ReligiS focuses on the transformation of interactions between religions and societies in the contemporary world, from a long-term perspective. Its main objective is twofold: to develop a new scientific framework, resolutely open, interdisciplinary and international, in order to rethink the processes of transforming relations between religions and societies; and to create the institutional conditions for a large-scale change in the mechanisms and actions for transferring academic knowledge on religions to political decision-makers and society.
- FORESEE : The consequences of climate change
-
Led by Grenoble Alpes University, in partnership with the CNRS and INRAE.

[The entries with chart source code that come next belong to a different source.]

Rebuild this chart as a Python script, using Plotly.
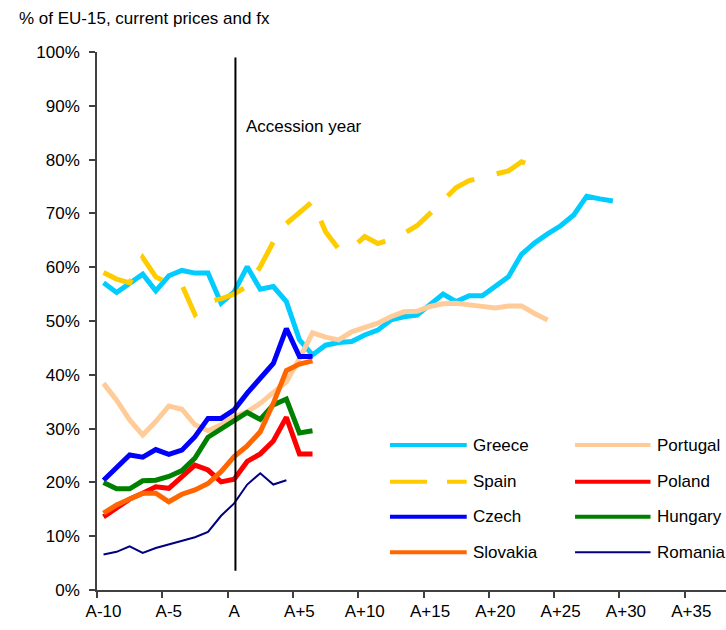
import plotly.graph_objects as go

START_YEAR = -10

GREECE = [57.1, 55.3, 57.0, 58.7, 55.6, 58.4, 59.4, 58.9, 58.9, 53.3,
          55.4, 60.1, 55.9, 56.4, 53.6, 46.5, 43.7, 45.5, 46.0, 46.2,
          47.4, 48.3, 50.2, 50.8, 51.1, 53.0, 55.0, 53.6, 54.7, 54.7,
          56.5, 58.2, 62.4, 64.5, 66.2, 67.7, 69.7, 73.2, 72.7, 72.3]
SPAIN = [59.0, 57.8, 57.1, 61.8, 58.2, 57.0, 56.7, 51.2, 53.6, 54.1,
         55.0, 56.5, 60.1, 64.7, 68.1, 70.3, 72.2, 66.6, 63.4, 63.5,
         65.7, 64.4, 65.2, 66.3, 67.7, 70.0, 72.5, 74.8, 76.1, 76.7,
         77.5, 77.9, 79.6, 78.7]
PORTUGAL = [38.4, 35.3, 31.6, 28.8, 31.3, 34.2, 33.6, 30.7, 29.6, 30.7,
            32.2, 33.1, 34.7, 36.6, 38.7, 43.0, 47.8, 47.0, 46.5, 48.0,
            48.8, 49.6, 50.8, 51.7, 51.8, 52.7, 53.2, 53.3, 53.0, 52.7,
            52.4, 52.8, 52.8, 51.4, 50.2]
CZECH = [20.4, 22.7, 25.1, 24.7, 26.1, 25.2, 26.0, 28.5, 31.9, 31.9,
         33.5, 36.6, 39.5, 42.1, 48.6, 43.4, 43.4]
POLAND = [13.6, 15.2, 16.9, 18.0, 19.2, 18.9, 21.2, 23.2, 22.3, 20.1,
          20.6, 23.9, 25.3, 27.7, 32.1, 25.3, 25.3]
HUNGARY = [20.0, 18.8, 18.8, 20.3, 20.4, 21.1, 22.2, 24.5, 28.4, 29.9,
           31.6, 33.0, 31.7, 34.4, 35.5, 29.2, 29.6]
SLOVAKIA = [14.3, 15.8, 16.9, 18.0, 18.0, 16.4, 17.8, 18.6, 19.8, 22.0,
            24.8, 26.8, 29.4, 34.7, 40.8, 42.0, 42.6]
ROMANIA = [6.6, 7.1, 8.1, 6.9, 7.8, 8.5, 9.2, 9.8, 10.8, 13.8,
           16.1, 19.6, 21.7, 19.6, 20.4]

SERIES = [
    ("Greece", GREECE, "#00CCFF", 5, "solid"),
    ("Spain", SPAIN, "#FFCC00", 5, "32px,23px"),
    ("Portugal", PORTUGAL, "#FFCC99", 5, "solid"),
    ("Czech", CZECH, "#0000FF", 5, "solid"),
    ("Poland", POLAND, "#FF0000", 5, "solid"),
    ("Hungary", HUNGARY, "#008000", 5, "solid"),
    ("Slovakia", SLOVAKIA, "#FF6600", 5, "solid"),
    ("Romania", ROMANIA, "#000080", 2, "solid"),
]

LEGEND_LEFT = ["Greece", "Spain", "Czech", "Slovakia"]
LEGEND_RIGHT = ["Portugal", "Poland", "Hungary", "Romania"]

TICK_VALS = [-10, -5, 0, 5, 10, 15, 20, 25, 30, 35]
TICK_TEXT = ["A-10", "A-5", "A", "A+5", "A+10", "A+15", "A+20", "A+25", "A+30", "A+35"]
Y_TICKS = [0, 10, 20, 30, 40, 50, 60, 70, 80, 90, 100]

FONT = "Liberation Sans, Arial, sans-serif"

fig = go.Figure()
for name, vals, color, width, dash in SERIES:
    xs = list(range(START_YEAR, START_YEAR + len(vals)))
    fig.add_trace(go.Scatter(
        x=xs, y=vals, mode="lines", name=name, showlegend=False,
        line=dict(color=color, width=width, dash=dash),
    ))

# accession year line
fig.add_shape(type="line", xref="x", yref="y", x0=0.1, x1=0.1, y0=3.6, y1=99,
              line=dict(color="black", width=2))
fig.add_annotation(x=0.1, y=86.2, xref="x", yref="y", text="Accession year",
                   showarrow=False, xanchor="left", yanchor="middle", xshift=9,
                   font=dict(size=17, color="black", family=FONT))

# title
fig.add_annotation(x=-0.127, y=1.063, xref="paper", yref="paper",
                   text="% of EU-15, current prices and fx", showarrow=False,
                   xanchor="left", yanchor="middle",
                   font=dict(size=17, color="black", family=FONT))

# manual legend
style = {s[0]: s for s in SERIES}
row_y = [0.2695, 0.2013, 0.1362, 0.0701]
cols = [(LEGEND_LEFT, 0.4658, 0.5878, 0.594), (LEGEND_RIGHT, 0.760, 0.880, 0.887)]
for names, lx0, lx1, tx in cols:
    for nm, yy in zip(names, row_y):
        _, _, color, width, dash = style[nm]
        ldash = "37px,20px" if dash != "solid" else "solid"
        fig.add_shape(type="line", xref="paper", yref="paper", x0=lx0, x1=lx1,
                      y0=yy, y1=yy,
                      line=dict(color=color, width=4 if width > 2 else 2, dash=ldash))
        fig.add_annotation(x=tx, y=yy, xref="paper", yref="paper", text=nm,
                           showarrow=False, xanchor="left", yanchor="middle",
                           font=dict(size=17, color="black", family=FONT))

fig.update_layout(
    width=726, height=630,
    margin=dict(l=97, r=0, t=52, b=40),
    plot_bgcolor="white", paper_bgcolor="white",
    font=dict(family=FONT, size=17, color="black"),
    showlegend=False,
)
fig.update_xaxes(
    range=[-10.5, 37.66], tickmode="array", tickvals=TICK_VALS, ticktext=TICK_TEXT,
    ticks="", showgrid=False, zeroline=False, showline=True, linecolor="#404040",
    linewidth=1.5, ticklabelstandoff=5,
    minor=dict(tickmode="array", tickvals=[v - 0.5 for v in TICK_VALS],
               ticks="outside", ticklen=6, tickcolor="#404040", tickwidth=1.5,
               showgrid=False),
)
fig.update_yaxes(
    range=[0, 100], tickmode="array", tickvals=Y_TICKS,
    ticktext=[f"{v}%" for v in Y_TICKS],
    ticks="outside", ticklen=6, tickcolor="#404040", tickwidth=1.5,
    showgrid=False, zeroline=False, showline=True, linecolor="#404040",
    linewidth=1.5, ticklabelstandoff=6,
)

# remove the default page margin so the 726x630 figure fills the window exactly
fig.write_html(
    "out.html",
    config={"displayModeBar": False},
    post_script=(
        "document.body.style.margin='0';"
        "document.body.style.overflow='hidden';"
        "document.documentElement.style.overflow='hidden';"
    ),
)
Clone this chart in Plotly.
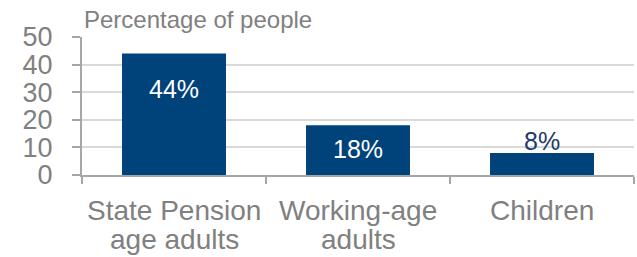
import plotly.graph_objects as go

categories = ["State Pension age adults", "Working-age adults", "Children"]
category_lines = [["State Pension", "age adults"], ["Working-age", "adults"], ["Children"]]
values = [44, 18, 8]
value_labels = ["44%", "18%", "8%"]
y_ticks = [0, 10, 20, 30, 40, 50]
y_title = "Percentage of people"

FONT = "Liberation Sans, Arial, sans-serif"
GRAY = "#808080"
BAR = "#00427a"

fig = go.Figure(go.Bar(x=categories, y=values, marker=dict(color=BAR, line=dict(width=0)),
                       hoverinfo="skip"))

# style: per-label shifts/colors
label_shift = [-35, -24, 12]
label_color = ["white", "white", "#1f3a6b"]
annotations = []
for c, v, t, s, col in zip(categories, values, value_labels, label_shift, label_color):
    annotations.append(dict(x=c, y=v, xref="x", yref="y", text=t, showarrow=False,
                            yanchor="middle", yshift=s,
                            font=dict(family=FONT, size=25, color=col)))
line_offsets = [-35, -64]
for c, lines in zip(categories, category_lines):
    for i, ln in enumerate(lines):
        annotations.append(dict(x=c, y=0, xref="x", yref="y", text=ln, showarrow=False,
                                yanchor="middle", yshift=line_offsets[i],
                                font=dict(family=FONT, size=28, color=GRAY)))
annotations.append(dict(x=0, y=1, xref="paper", yref="paper", text=y_title, showarrow=False,
                        xanchor="left", yanchor="bottom", yshift=2,
                        font=dict(family=FONT, size=24, color=GRAY)))

fig.update_layout(
    width=637, height=257,
    margin=dict(l=82, r=3, t=37, b=82),
    plot_bgcolor="white", paper_bgcolor="white",
    bargap=0.435, showlegend=False,
    annotations=annotations,
    font=dict(family=FONT, color=GRAY),
)
fig.update_xaxes(showticklabels=False, showline=True, linecolor="#a6a6a6", linewidth=2,
                 ticks="outside", ticklen=7, tickcolor="#a6a6a6", tickwidth=2,
                 tickson="boundaries", showgrid=False, automargin=False)
fig.update_yaxes(range=[0, 50], tickvals=y_ticks, showline=True, linecolor="#a6a6a6", linewidth=2,
                 ticks="outside", ticklen=8, tickcolor="#a6a6a6", tickwidth=2,
                 gridcolor="#d9d9d9", gridwidth=2, zeroline=False, automargin=False,
                 tickfont=dict(family=FONT, size=27, color=GRAY), ticklabelstandoff=14)

fig.write_html("out.html", config={"displayModeBar": False},
               post_script="document.body.style.margin='0';document.body.style.overflow='hidden';")
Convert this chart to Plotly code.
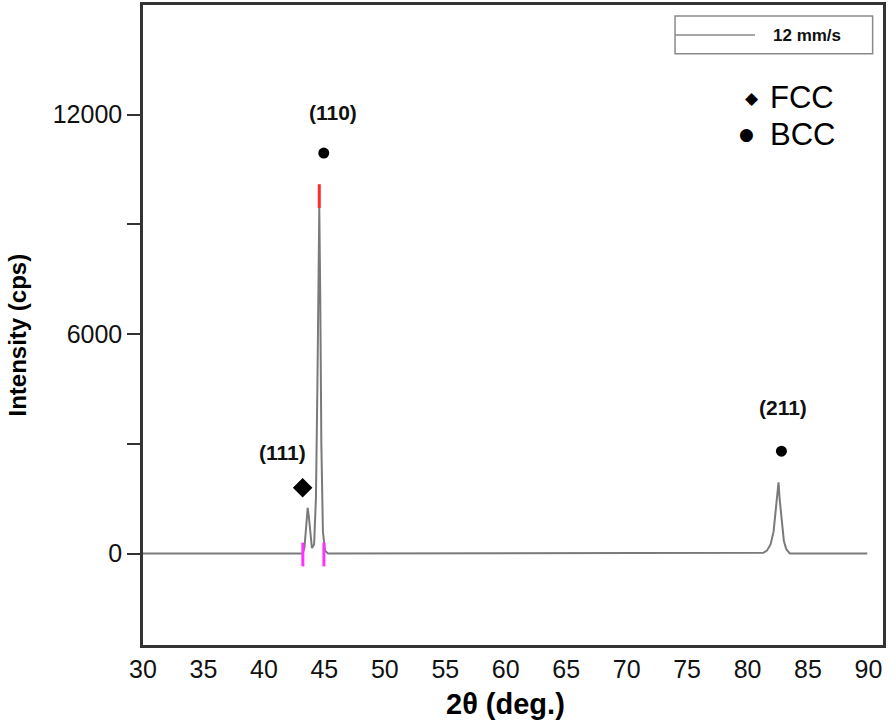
import plotly.graph_objects as go

# --- data ---
two_theta = [30.0, 43.20, 43.35, 43.50, 43.62, 43.72, 43.85, 43.97, 44.15, 44.30,
             44.42, 44.50, 44.58, 44.66, 44.75, 44.88, 45.05, 45.30,
             80.90, 81.30, 81.60, 81.90, 82.15, 82.35, 82.48, 82.56, 82.65,
             82.75, 82.85, 83.00, 83.20, 83.50, 89.90]
intensity = [0, 0, 150, 700, 1250, 1000, 450, 150, 250, 1500,
             4500, 7500, 9450, 7000, 3000, 600, 80, 0,
             0, 20, 80, 250, 600, 1200, 1700, 1950, 1500,
             1100, 800, 350, 120, 0, 0]

ref_red_x = [44.58]
ref_red_lo = [9450]
ref_red_hi = [10100]
ref_mag_x = [43.22, 44.96]
ref_mag_lo = [-350, -350]
ref_mag_hi = [300, 300]

fcc_x = [43.2]
fcc_y = [1800]
bcc_x = [44.95, 82.8]
bcc_y = [10950, 2800]

peak_labels = ["(111)", "(110)", "(211)"]
label_x = [41.5, 45.7, 82.9]
label_y = [2770, 12050, 3990]

y_tickvals = [0, 3000, 6000, 9000, 12000]
y_ticktext = ["0", "", "6000", "", "12000"]
x_tickvals = list(range(30, 95, 5))

fig = go.Figure()

fig.add_trace(go.Scatter(x=two_theta, y=intensity, mode="lines",
                         line=dict(color="#7a7a7a", width=2), showlegend=False))

for x, lo, hi in zip(ref_red_x, ref_red_lo, ref_red_hi):
    fig.add_trace(go.Scatter(x=[x, x], y=[lo, hi], mode="lines",
                             line=dict(color="#ff2a2a", width=3), showlegend=False))
for x, lo, hi in zip(ref_mag_x, ref_mag_lo, ref_mag_hi):
    fig.add_trace(go.Scatter(x=[x, x], y=[lo, hi], mode="lines",
                             line=dict(color="#ff33ff", width=3), showlegend=False))

fig.add_trace(go.Scatter(x=fcc_x, y=fcc_y, mode="markers",
                         marker=dict(symbol="diamond", size=15, color="black"),
                         showlegend=False))
fig.add_trace(go.Scatter(x=bcc_x, y=bcc_y, mode="markers",
                         marker=dict(symbol="circle", size=11, color="black"),
                         showlegend=False))

for t, x, y in zip(peak_labels, label_x, label_y):
    fig.add_annotation(x=x, y=y, text="<b>%s</b>" % t, showarrow=False,
                       xanchor="center", yanchor="middle",
                       font=dict(family="Liberation Sans", size=21, color="#111"))

# legend box (manual)
fig.add_shape(type="rect", xref="paper", yref="paper", x0=0.719, x1=0.986,
              y0=0.924, y1=0.983, line=dict(color="#8a8a8a", width=1.5))
fig.add_shape(type="line", xref="paper", yref="paper", x0=0.719, x1=0.827,
              y0=0.953, y1=0.953, line=dict(color="#8a8a8a", width=1.5))
fig.add_annotation(xref="paper", yref="paper", x=0.897, y=0.953, text="<b>12 mm/s</b>",
                   showarrow=False, xanchor="center", yanchor="middle",
                   font=dict(family="Liberation Sans", size=17, color="#111"))

fig.add_annotation(xref="paper", yref="paper", x=0.823, y=0.855, text="◆",
                   showarrow=False, xanchor="center", yanchor="middle",
                   font=dict(family="DejaVu Sans", size=17, color="black"))
fig.add_annotation(xref="paper", yref="paper", x=0.845, y=0.855, text="FCC", xanchor="left",
                   yanchor="middle", showarrow=False,
                   font=dict(family="Liberation Sans", size=31, color="black"))
fig.add_annotation(xref="paper", yref="paper", x=0.816, y=0.798, text="●",
                   showarrow=False, xanchor="center", yanchor="middle",
                   font=dict(family="DejaVu Sans", size=17, color="black"))
fig.add_annotation(xref="paper", yref="paper", x=0.845, y=0.798, text="BCC", xanchor="left",
                   yanchor="middle", showarrow=False,
                   font=dict(family="Liberation Sans", size=31, color="black"))

# axis titles
fig.add_annotation(xref="paper", yref="paper", x=0.49, y=-0.092, text="<b>2θ (deg.)</b>",
                   showarrow=False, xanchor="center", yanchor="middle",
                   font=dict(family="Liberation Sans", size=29, color="black"))
fig.add_annotation(xref="paper", yref="paper", x=-0.169, y=0.485, text="<b>Intensity (cps)</b>",
                   showarrow=False, textangle=-90, xanchor="center", yanchor="middle",
                   font=dict(family="Liberation Sans", size=24, color="black"))

fig.update_xaxes(range=[30, 91.2], tickvals=x_tickvals, ticks="", showgrid=False,
                 zeroline=False, showline=True, linecolor="#333", linewidth=2.5, mirror=True,
                 tickfont=dict(family="Liberation Sans", size=25, color="#111"))
fig.update_yaxes(range=[-2500, 15000], tickvals=y_tickvals, ticktext=y_ticktext,
                 ticks="outside", ticklen=13, tickwidth=2, tickcolor="#333",
                 showgrid=False, zeroline=False, showline=True, linecolor="#333",
                 linewidth=2.5, mirror=True,
                 tickfont=dict(family="Liberation Sans", size=25, color="#111"))

fig.update_layout(width=896, height=725, margin=dict(l=143, r=13, t=2, b=80),
                  plot_bgcolor="white", paper_bgcolor="white")

fig.write_html("out.html", config={"displayModeBar": False},
               post_script="document.body.style.margin='0';")
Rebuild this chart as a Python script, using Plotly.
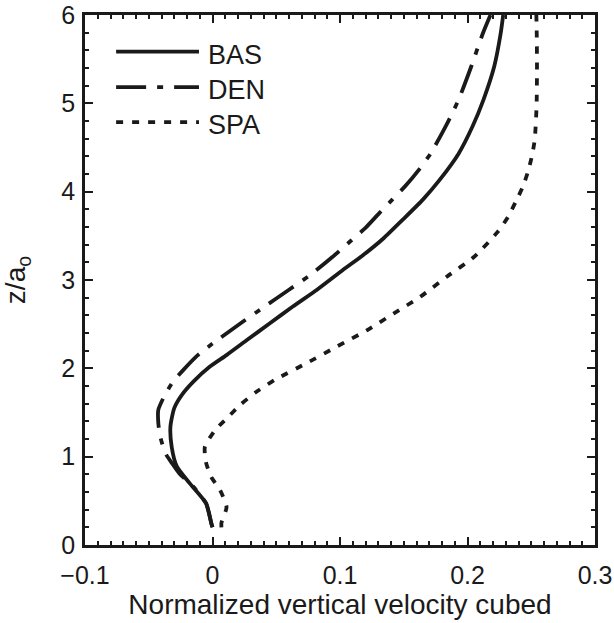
import plotly.graph_objects as go

# Vertical profiles of the normalized vertical velocity cubed
z_bas = [0.2, 0.25, 0.47, 0.7, 0.89, 1.11, 1.34, 1.55, 1.7, 1.85, 2.02, 2.15, 2.32,
         2.51, 2.7, 2.89, 3.11, 3.28, 3.47, 3.68, 3.91, 4.13, 4.43, 4.74, 5.04, 5.42,
         5.79, 6.0]
w3_bas = [0.0, -0.001, -0.005, -0.018, -0.028, -0.032, -0.033, -0.030, -0.024, -0.015,
          -0.002, 0.011, 0.027, 0.045, 0.063, 0.082, 0.102, 0.118, 0.134, 0.149,
          0.165, 0.178, 0.193, 0.204, 0.2125, 0.221, 0.226, 0.228]

z_den = [0.2, 0.25, 0.47, 0.66, 0.81, 0.93, 1.04, 1.23, 1.38, 1.53, 1.68, 1.85, 1.98,
         2.13, 2.28, 2.53, 2.69, 2.89, 3.06, 3.26, 3.45, 3.59, 3.76, 3.91, 4.06, 4.25,
         4.43, 4.77, 5.04, 5.42, 5.79, 6.0]
w3_den = [0.0, -0.001, -0.005, -0.015, -0.026, -0.032, -0.037, -0.041, -0.0425,
          -0.0425, -0.038, -0.031, -0.023, -0.013, 0.000, 0.024, 0.040, 0.060, 0.077,
          0.094, 0.109, 0.120, 0.131, 0.141, 0.151, 0.162, 0.171, 0.184, 0.193, 0.203,
          0.212, 0.218]

z_spa = [0.2, 0.25, 0.43, 0.62, 0.77, 0.93, 1.11, 1.3, 1.43, 1.59, 1.74, 1.87, 2.06,
         2.25, 2.43, 2.62, 2.81, 3.04, 3.26, 3.55, 3.72, 3.89, 4.06, 4.23, 4.42, 4.6,
         4.98, 5.42, 5.79, 6.0]
w3_spa = [0.007, 0.007, 0.011, 0.006, -0.001, -0.005, -0.006, 0.002, 0.011, 0.022,
          0.035, 0.049, 0.074, 0.098, 0.121, 0.142, 0.163, 0.184, 0.205, 0.224,
          0.232, 0.238, 0.2435, 0.2475, 0.2508, 0.2528, 0.2542, 0.2545, 0.2543, 0.254]

series_names = ["BAS", "DEN", "SPA"]
series_dash = ["solid", "30px,11px,6px,11px", "7px,9px"]

x_range = [-0.1, 0.3]
y_range = [0, 6]
x_tickvals = [-0.1, 0, 0.1, 0.2, 0.3]
x_ticktext = ["\u22120.1", "0", "0.1", "0.2", "0.3"]

FONT = "Liberation Sans, Arial, Helvetica, sans-serif"
INK = "#1a1a1a"
LW = 3.8

fig = go.Figure()
for name, xs, zs, dash in zip(series_names, [w3_bas, w3_den, w3_spa],
                              [z_bas, z_den, z_spa], series_dash):
    fig.add_trace(go.Scatter(x=xs, y=zs, mode="lines", name=name,
                             line=dict(color=INK, width=LW, dash=dash,
                                       shape="spline", smoothing=0.6),
                             showlegend=False))

# Legend drawn as sample lines plus labels in the upper-left corner
leg_x0, leg_x1, leg_tx = 0.061, 0.2235, 0.238
leg_y = [0.931, 0.864, 0.798]
for name, dash, ly in zip(series_names, series_dash, leg_y):
    fig.add_shape(type="line", xref="paper", yref="paper",
                  x0=leg_x0, x1=leg_x1, y0=ly, y1=ly,
                  line=dict(color=INK, width=LW, dash=dash))
    fig.add_annotation(xref="paper", yref="paper", x=leg_tx, y=ly - 0.006,
                       text=name, showarrow=False, xanchor="left",
                       yanchor="middle",
                       font=dict(family=FONT, size=27, color=INK))

axis_common = dict(
    showline=True, linecolor=INK, linewidth=2.5, mirror="allticks",
    ticks="inside", ticklen=8, tickwidth=2, tickcolor=INK,
    showgrid=False, zeroline=False, automargin=False,
    tickfont=dict(family=FONT, size=25, color=INK),
)

fig.update_xaxes(range=x_range, tickvals=x_tickvals, ticktext=x_ticktext,
                 ticklabelstandoff=6,
                 minor=dict(dtick=0.01, ticks="inside", ticklen=4, tickwidth=1.5,
                            tickcolor=INK),
                 title=dict(text="Normalized vertical velocity cubed",
                            font=dict(family=FONT, size=28, color=INK), standoff=5),
                 **axis_common)
fig.update_yaxes(range=y_range, dtick=1, ticklabelstandoff=2,
                 minor=dict(dtick=0.2, ticks="inside", ticklen=4, tickwidth=1.5,
                            tickcolor=INK),
                 title=dict(text="z/a<sub>o</sub>",
                            font=dict(family=FONT, size=28, color=INK), standoff=28),
                 **axis_common)

fig.update_layout(width=614, height=623,
                  margin=dict(l=85, r=19, t=15, b=78),
                  paper_bgcolor="white", plot_bgcolor="white")

fig.write_html("out.html")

Members: University of Lille, Jean Moulin Lyon 3 University, University of Bordeaux, University Montpellier 3
After decades of accumulating scientific knowledge, the consequences of climate change are now being felt, intimately and on a very large scale. The starting point of the Foresee project is that this experienced dimension of the consequences of climate change, which is still largely unexplored, is essential for understanding the diverse reactions that arise, for documenting the conflicting social dynamics they give rise to, and for proposing ways of bringing about sustainable and equitable change.
Foresee draws on the diversity of the humanities and social sciences to shed light on three interrelated issues: the plurality of discourses and arguments in the face of the consequences of climate change; the epistemological obstacles to understanding the planetary boundaries and the mechanisms of resilience, resistance and adaptation of territorial organisations; and finally the way in which (in)equality and (in)justice force us to profoundly revisit the foundations of the social contract.